C’è vento, oggi, il cielo è terso e le chiome degli alberi, ancora adorne di foglie che non si decidono ad ingiallire in questo autunno così poco autunnale, ondeggiano frusciando percosse con violenza dalle raffiche che hanno iniziato a soffiare inaspettatamente nella notte.
Le prime foglie secche, però, si sono già staccate, primizia della stagione, e volano danzando nell’aria portate da misteriose correnti che le innalzano da terra, le fanno cadere a spirale, le costringono in infinite, impensabili traiettorie, le allontanano dal ramo al quale, fino a poco fa, aderivano legate da una forza sottile come una tela di ragno.
Tornando a casa le ritrovo tutte lì, ammucchiate in un angolo di quiete tra il muro ed il cancello dove ad una ad una sono arrivate da molti luoghi e da molti rami e dove, grazie alla calma del vento che non riesce ad insinuarsi nello spazio ristretto, sembrano riposare esauste per il lungo cammino.

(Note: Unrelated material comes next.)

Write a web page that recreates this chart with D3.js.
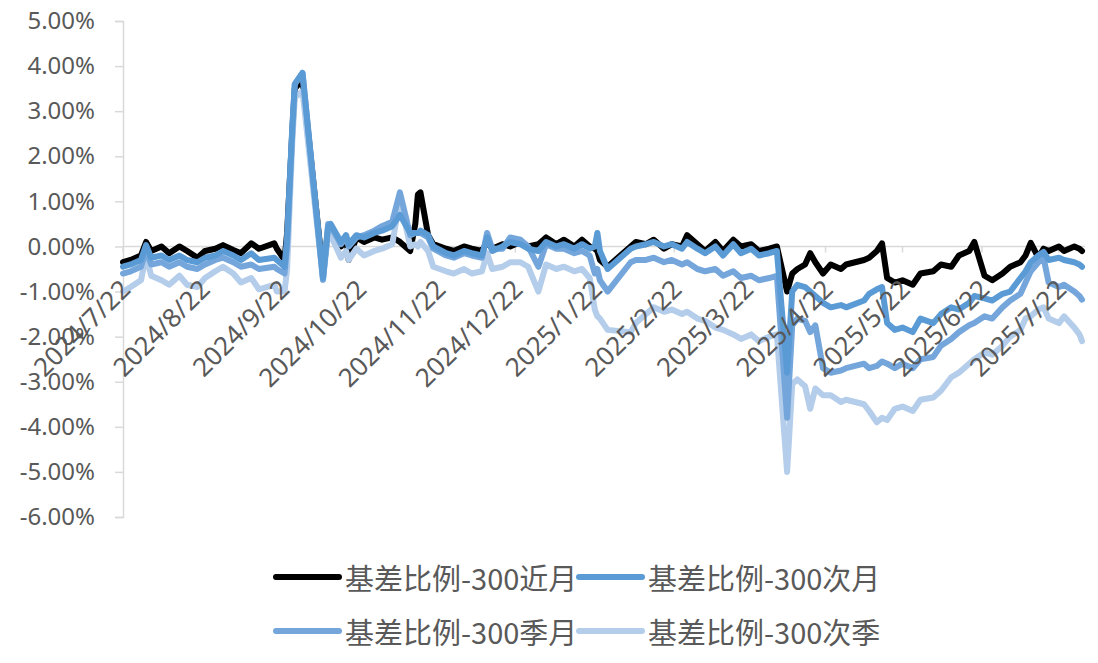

E mi vien da pensare che anche per noi esseri umani è un po’ la stessa cosa: il vento ci trascina per strade impensate, lunghe o brevi, tormentate o serene, ma ci ritroviamo poi in alcuni spazi che sono gli stessi per tutti noi e ci posiamo come per cercare conforto.
Sono gli angoli di quiete dopo i percorsi di gioie e di dolori e tutti noi, prima o poi, approdiamo ad un attimo di serenità dove il vento della vita non può insinuarsi.
Poi basta un soffio un po’ più deciso e la danza ricomincia.